Un covo di lesbiche e il calcio

Lesbica. Sostantivo femminile con una vaga connotazione negativa che definisce una donna omosessuale.
Covo. Rifugio o nascondiglio per animali selvatici.
La parola covo, però, evoca nella nostra mente un altro covo. Quello di vipere: un luogo di malignità e di insidiosa maldicenza.
Le donne che giocano a calcio hanno ricevuto in dono tanti appellativi affettuosi, uno tra i quali: covo di lesbiche.
Ed è quello che mi è rimasto in mente e nel cuore.
Tra le cattiverie più cattiverie che ci siano, la ghettizzazione sessuale delle giocatrici di calcio imperversa ovunque.
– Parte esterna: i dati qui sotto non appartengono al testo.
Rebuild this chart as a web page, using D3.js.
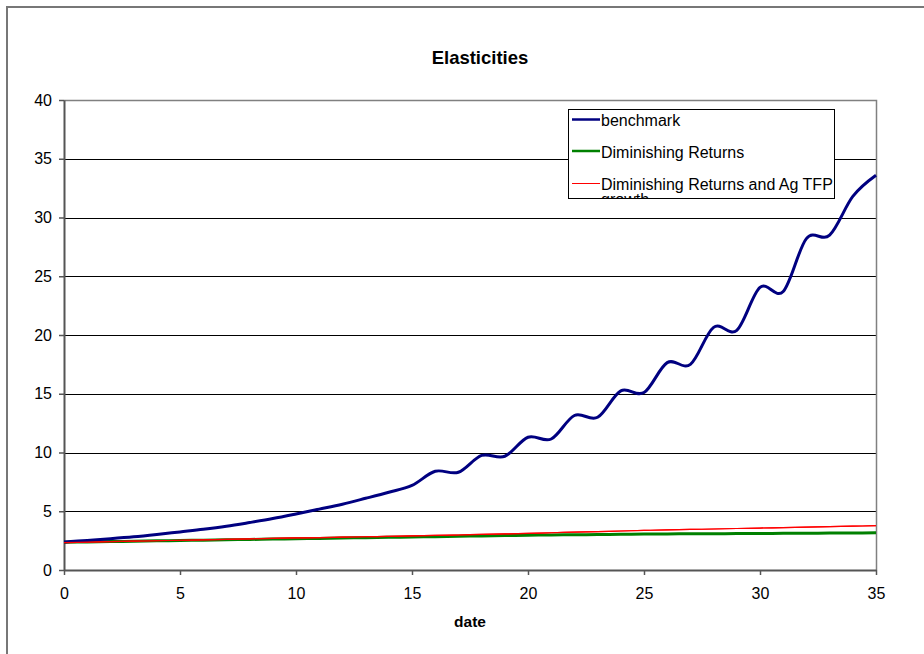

Non si sa per quale motivo le donne calciatrici debbano essere omosessuali, e i calciatori maschi, invece, immuni da omosessualità.
E non si sa perché sia così importante l’orientamento sessuale di chi gioca a calcio. Non mi è chiaro se è un’aggravante o un elemento distintivo.
Abbiamo osannato donne nuotatrici, tenniste, astronaute, ma calciatrici proprio no, è più forte di noi.
Non si sa per quale altro motivo, inoltre, le donne che calciano un pallone, tra l’altro, amabilmente, infuriano gli animi, i social, i tg. Offendendo la memoria storica del calcio.
Eppure, volgendo uno sguardo alla donna nella storia, abbiamo superato la negazione del diritto al voto, al divorzio, al lavoro, all’aborto, persino alla guida dei taxi in Arabia; ma il calcio rimane nell’immaginario maschile e collettivo, o collettivo e maschile, di pertinenza esclusivamente del maschio.
Gay o etero, non importa, purché sia di sesso maschile.